Dataset extract:
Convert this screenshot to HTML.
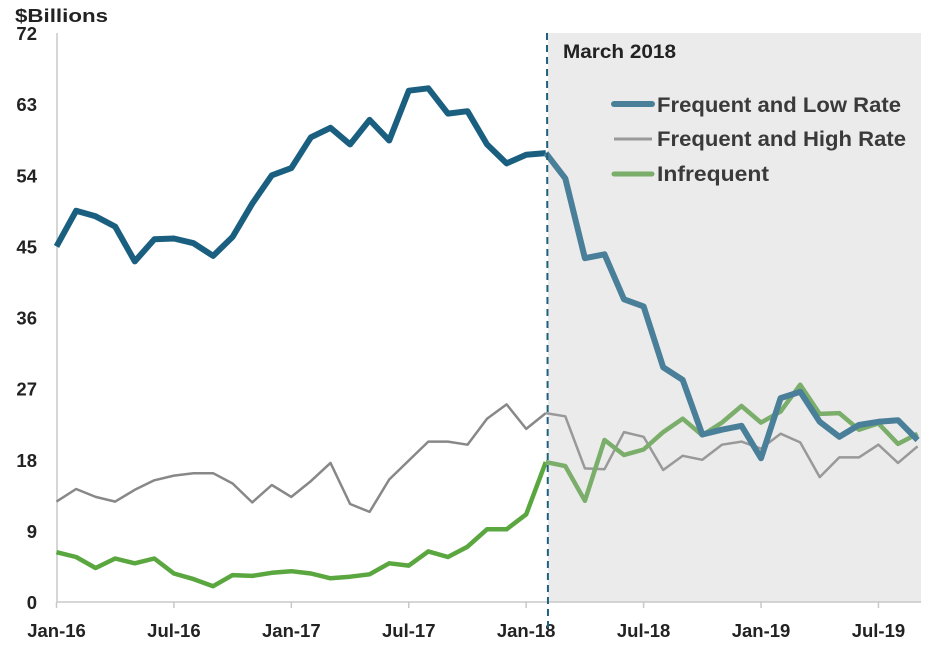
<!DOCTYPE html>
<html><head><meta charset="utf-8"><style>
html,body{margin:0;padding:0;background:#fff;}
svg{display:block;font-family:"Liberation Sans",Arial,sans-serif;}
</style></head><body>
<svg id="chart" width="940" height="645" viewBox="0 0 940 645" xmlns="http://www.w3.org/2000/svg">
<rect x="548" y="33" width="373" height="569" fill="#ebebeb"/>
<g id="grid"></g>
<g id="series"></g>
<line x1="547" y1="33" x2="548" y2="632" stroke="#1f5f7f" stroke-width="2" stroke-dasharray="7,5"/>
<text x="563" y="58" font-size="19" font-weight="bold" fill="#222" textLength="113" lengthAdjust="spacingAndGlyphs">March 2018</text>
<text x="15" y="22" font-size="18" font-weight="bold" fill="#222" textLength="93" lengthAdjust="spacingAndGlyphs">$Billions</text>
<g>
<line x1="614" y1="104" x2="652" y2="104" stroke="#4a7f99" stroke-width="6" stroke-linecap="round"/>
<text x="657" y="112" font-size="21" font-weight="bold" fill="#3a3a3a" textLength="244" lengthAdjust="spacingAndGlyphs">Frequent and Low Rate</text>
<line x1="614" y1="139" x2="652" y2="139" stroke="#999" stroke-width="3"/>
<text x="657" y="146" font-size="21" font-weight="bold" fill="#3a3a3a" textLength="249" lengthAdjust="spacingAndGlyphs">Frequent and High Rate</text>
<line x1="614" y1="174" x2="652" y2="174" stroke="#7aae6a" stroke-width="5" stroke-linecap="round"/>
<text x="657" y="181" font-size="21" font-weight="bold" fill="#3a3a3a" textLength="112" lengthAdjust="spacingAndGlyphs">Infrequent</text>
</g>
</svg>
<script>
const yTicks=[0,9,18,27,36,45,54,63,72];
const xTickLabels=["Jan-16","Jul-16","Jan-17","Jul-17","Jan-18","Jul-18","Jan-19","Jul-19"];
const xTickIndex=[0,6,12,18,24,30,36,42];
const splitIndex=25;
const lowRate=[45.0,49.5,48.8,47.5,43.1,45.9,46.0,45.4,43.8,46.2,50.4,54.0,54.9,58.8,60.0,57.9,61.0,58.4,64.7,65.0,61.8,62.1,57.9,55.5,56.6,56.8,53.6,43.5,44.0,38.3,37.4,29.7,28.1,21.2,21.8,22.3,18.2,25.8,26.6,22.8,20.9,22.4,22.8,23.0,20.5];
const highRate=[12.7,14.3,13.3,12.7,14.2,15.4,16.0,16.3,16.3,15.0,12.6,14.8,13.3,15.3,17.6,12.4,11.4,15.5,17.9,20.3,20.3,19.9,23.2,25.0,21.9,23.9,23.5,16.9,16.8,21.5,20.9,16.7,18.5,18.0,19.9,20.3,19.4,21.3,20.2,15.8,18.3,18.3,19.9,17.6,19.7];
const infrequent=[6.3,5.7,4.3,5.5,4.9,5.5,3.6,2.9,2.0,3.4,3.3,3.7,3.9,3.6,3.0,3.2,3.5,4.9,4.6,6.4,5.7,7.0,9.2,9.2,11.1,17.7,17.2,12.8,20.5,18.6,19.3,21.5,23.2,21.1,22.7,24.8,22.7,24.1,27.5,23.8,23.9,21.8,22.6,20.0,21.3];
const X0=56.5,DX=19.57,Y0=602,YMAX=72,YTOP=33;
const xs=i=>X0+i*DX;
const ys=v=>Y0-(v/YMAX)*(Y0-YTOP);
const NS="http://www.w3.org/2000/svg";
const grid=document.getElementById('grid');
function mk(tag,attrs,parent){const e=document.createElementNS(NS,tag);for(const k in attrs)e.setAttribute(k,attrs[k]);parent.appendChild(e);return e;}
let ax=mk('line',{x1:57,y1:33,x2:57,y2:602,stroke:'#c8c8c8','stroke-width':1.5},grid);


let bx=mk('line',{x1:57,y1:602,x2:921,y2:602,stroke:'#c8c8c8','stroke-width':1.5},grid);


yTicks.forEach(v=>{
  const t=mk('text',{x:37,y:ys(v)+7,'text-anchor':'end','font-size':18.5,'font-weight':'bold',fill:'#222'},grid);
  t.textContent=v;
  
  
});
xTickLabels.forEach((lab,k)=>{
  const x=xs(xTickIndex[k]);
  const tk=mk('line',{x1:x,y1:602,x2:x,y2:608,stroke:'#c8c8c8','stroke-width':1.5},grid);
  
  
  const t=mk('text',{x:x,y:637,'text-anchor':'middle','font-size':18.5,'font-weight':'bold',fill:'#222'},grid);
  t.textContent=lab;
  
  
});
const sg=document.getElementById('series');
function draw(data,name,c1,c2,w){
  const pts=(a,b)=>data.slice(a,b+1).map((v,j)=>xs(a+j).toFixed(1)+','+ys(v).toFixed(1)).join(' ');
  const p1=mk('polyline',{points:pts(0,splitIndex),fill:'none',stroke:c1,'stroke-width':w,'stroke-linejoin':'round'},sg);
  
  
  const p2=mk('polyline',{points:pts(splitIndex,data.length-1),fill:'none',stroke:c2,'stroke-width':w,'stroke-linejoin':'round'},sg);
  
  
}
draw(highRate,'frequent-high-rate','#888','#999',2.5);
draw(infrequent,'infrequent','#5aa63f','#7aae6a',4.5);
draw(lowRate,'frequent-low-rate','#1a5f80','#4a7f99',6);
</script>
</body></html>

What you will do:
Take the listing above and print it exactly, apart from the pictures.

Result for this exercise:
Convert this screenshot to HTML.
<!DOCTYPE html>
<html><head><meta charset="utf-8"><style>
html,body{margin:0;padding:0;background:#fff;}
svg{display:block;font-family:"Liberation Sans",Arial,sans-serif;}
</style></head><body>
<svg id="chart" width="940" height="645" viewBox="0 0 940 645" xmlns="http://www.w3.org/2000/svg">
<rect x="548" y="33" width="373" height="569" fill="#ebebeb"/>
<g id="grid"></g>
<g id="series"></g>
<line x1="547" y1="33" x2="548" y2="632" stroke="#1f5f7f" stroke-width="2" stroke-dasharray="7,5"/>
<text x="563" y="58" font-size="19" font-weight="bold" fill="#222" textLength="113" lengthAdjust="spacingAndGlyphs">March 2018</text>
<text x="15" y="22" font-size="18" font-weight="bold" fill="#222" textLength="93" lengthAdjust="spacingAndGlyphs">$Billions</text>
<g>
<line x1="614" y1="104" x2="652" y2="104" stroke="#4a7f99" stroke-width="6" stroke-linecap="round"/>
<text x="657" y="112" font-size="21" font-weight="bold" fill="#3a3a3a" textLength="244" lengthAdjust="spacingAndGlyphs">Frequent and Low Rate</text>
<line x1="614" y1="139" x2="652" y2="139" stroke="#999" stroke-width="3"/>
<text x="657" y="146" font-size="21" font-weight="bold" fill="#3a3a3a" textLength="249" lengthAdjust="spacingAndGlyphs">Frequent and High Rate</text>
<line x1="614" y1="174" x2="652" y2="174" stroke="#7aae6a" stroke-width="5" stroke-linecap="round"/>
<text x="657" y="181" font-size="21" font-weight="bold" fill="#3a3a3a" textLength="112" lengthAdjust="spacingAndGlyphs">Infrequent</text>
</g>
</svg>
<script>
const yTicks=[0,9,18,27,36,45,54,63,72];
const xTickLabels=["Jan-16","Jul-16","Jan-17","Jul-17","Jan-18","Jul-18","Jan-19","Jul-19"];
const xTickIndex=[0,6,12,18,24,30,36,42];
const splitIndex=25;
const lowRate=[45.0,49.5,48.8,47.5,43.1,45.9,46.0,45.4,43.8,46.2,50.4,54.0,54.9,58.8,60.0,57.9,61.0,58.4,64.7,65.0,61.8,62.1,57.9,55.5,56.6,56.8,53.6,43.5,44.0,38.3,37.4,29.7,28.1,21.2,21.8,22.3,18.2,25.8,26.6,22.8,20.9,22.4,22.8,23.0,20.5];
const highRate=[12.7,14.3,13.3,12.7,14.2,15.4,16.0,16.3,16.3,15.0,12.6,14.8,13.3,15.3,17.6,12.4,11.4,15.5,17.9,20.3,20.3,19.9,23.2,25.0,21.9,23.9,23.5,16.9,16.8,21.5,20.9,16.7,18.5,18.0,19.9,20.3,19.4,21.3,20.2,15.8,18.3,18.3,19.9,17.6,19.7];
const infrequent=[6.3,5.7,4.3,5.5,4.9,5.5,3.6,2.9,2.0,3.4,3.3,3.7,3.9,3.6,3.0,3.2,3.5,4.9,4.6,6.4,5.7,7.0,9.2,9.2,11.1,17.7,17.2,12.8,20.5,18.6,19.3,21.5,23.2,21.1,22.7,24.8,22.7,24.1,27.5,23.8,23.9,21.8,22.6,20.0,21.3];
const X0=56.5,DX=19.57,Y0=602,YMAX=72,YTOP=33;
const xs=i=>X0+i*DX;
const ys=v=>Y0-(v/YMAX)*(Y0-YTOP);
const NS="http://www.w3.org/2000/svg";
const grid=document.getElementById('grid');
function mk(tag,attrs,parent){const e=document.createElementNS(NS,tag);for(const k in attrs)e.setAttribute(k,attrs[k]);parent.appendChild(e);return e;}
let ax=mk('line',{x1:57,y1:33,x2:57,y2:602,stroke:'#c8c8c8','stroke-width':1.5},grid);


let bx=mk('line',{x1:57,y1:602,x2:921,y2:602,stroke:'#c8c8c8','stroke-width':1.5},grid);


yTicks.forEach(v=>{
  const t=mk('text',{x:37,y:ys(v)+7,'text-anchor':'end','font-size':18.5,'font-weight':'bold',fill:'#222'},grid);
  t.textContent=v;
  
  
});
xTickLabels.forEach((lab,k)=>{
  const x=xs(xTickIndex[k]);
  const tk=mk('line',{x1:x,y1:602,x2:x,y2:608,stroke:'#c8c8c8','stroke-width':1.5},grid);
  
  
  const t=mk('text',{x:x,y:637,'text-anchor':'middle','font-size':18.5,'font-weight':'bold',fill:'#222'},grid);
  t.textContent=lab;
  
  
});
const sg=document.getElementById('series');
function draw(data,name,c1,c2,w){
  const pts=(a,b)=>data.slice(a,b+1).map((v,j)=>xs(a+j).toFixed(1)+','+ys(v).toFixed(1)).join(' ');
  const p1=mk('polyline',{points:pts(0,splitIndex),fill:'none',stroke:c1,'stroke-width':w,'stroke-linejoin':'round'},sg);
  
  
  const p2=mk('polyline',{points:pts(splitIndex,data.length-1),fill:'none',stroke:c2,'stroke-width':w,'stroke-linejoin':'round'},sg);
  
  
}
draw(highRate,'frequent-high-rate','#888','#999',2.5);
draw(infrequent,'infrequent','#5aa63f','#7aae6a',4.5);
draw(lowRate,'frequent-low-rate','#1a5f80','#4a7f99',6);
</script>
</body></html>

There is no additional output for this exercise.